Le società di gestione del risparmio, interessate dall’applicazione del Reg. (UE) 2019/2088 “relativo all’informativa sulla sostenibilità nel settore dei servizi finanziari”, già dal 1 gennaio 2023 devono uniformarsi agli obblighi di trasparenza sui prodotti di investimento, specificando nel dettaglio le modalità di integrazione dei criteri ambientali – e sociali – nonché l’allineamento alle valutazioni della Tassonomia UE.
Sul fronte delle imprese, la recente pubblicazione in G.U. dell’Unione Europea della Direttiva (UE) 2022/2464, inerente la “rendicontazione societaria di sostenibilità”, investe circa 50.000 aziende europee dell’obbligo di rendicontare gli impatti delle proprie attività sull’ambiente, sui diritti umani e sugli standard sociali, in aderenza alle metodiche di verifica date dal Reg. (UE) 2020/852 e dagli atti delegati conseguenti.
La Direttiva (UE) 2022/2464 definisce tre scadenze temporali per adeguarsi all’obbligo di comunicazione: al 1 gennaio 2024 per le grandi imprese di interesse pubblico già soggette alla rendicontazione non finanziaria, al 1 gennaio 2025 per le grandi imprese attualmente esenti dall’obbligo di rendicontazione non finanziaria, al 1 gennaio 2026 per tutte le altre PMI e imprese.
Il tempo a disposizione potrebbe apparire ampio, eppure i nuovi paradigmi obbligano ad aggiornare al più presto i requisiti europei nelle programmazioni d’investimento, che spesso coinvolgono strutture finanziarie nazionali o sovranazionali (es. BEI, CDP) già oggi soggette ai criteri di selezione allineati alla Tassonomia.
Una nota positiva: i dati contenuti nella Platform on Sustainable Finance dell’Unione Europea dimostrano come che, ad oggi, circa il 60% degli investimenti delle aziende multi-utility del settore idrico in Italia sono eleggibili ai sensi della Tassonomia UE, e la quota si avvicina al 90% nel caso delle mono-utility.

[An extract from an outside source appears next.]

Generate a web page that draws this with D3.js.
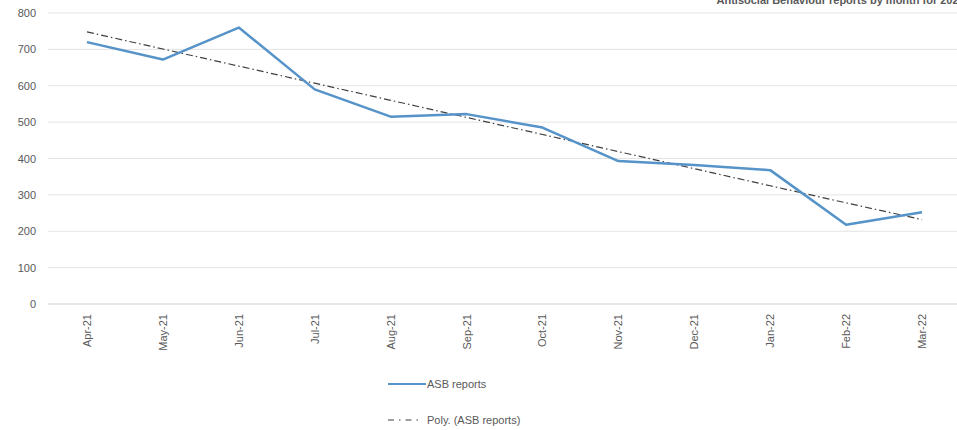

La reattività dei privati, consapevoli che un buon posizionamento green codificato e certificato può condurre a facilitazioni nell’accesso al credito, costituisce quindi ad oggi il primo spunto di vera applicazione dei principi di sostenibilità ambientale e del DNSH.
Il tutto, in attesa che la P.A. possa figurare quale vero motore nazionale a sostegno e consolidamento di quel Green Deal altrimenti zoppo.
Gli obiettivi ambientali sono definiti nel medesimo Regolamento, come segue:
- la mitigazione dei cambiamenti climatici;
- l’adattamento ai cambiamenti climatici;
- l’uso sostenibile e la protezione delle acque e delle risorse marine;
- la transizione verso un’economia circolare;
- la prevenzione e la riduzione dell’inquinamento;
- la protezione e il ripristino della biodiversità e degli ecosistemi.
Il Regolamento Delegato (UE) 2020/2139 della Commissione del 4 giugno 2021 integra il regolamento (UE) 2020/852 fissando i criteri di vaglio tecnico che consentono di determinare a quali condizioni si possa considerare che un’attività economica contribuisce in modo sostanziale alla mitigazione dei cambiamenti climatici o all’adattamento ai cambiamenti climatici e se non arreca un danno significativo a nessun altro obiettivo ambientale.
La Comunicazione della Commissione C (2021) 1054 final approva gli Orientamenti tecnici sull’applicazione del principio “non arrecare un danno significativo” a norma del regolamento sul dispositivo per la ripresa e la resilienza.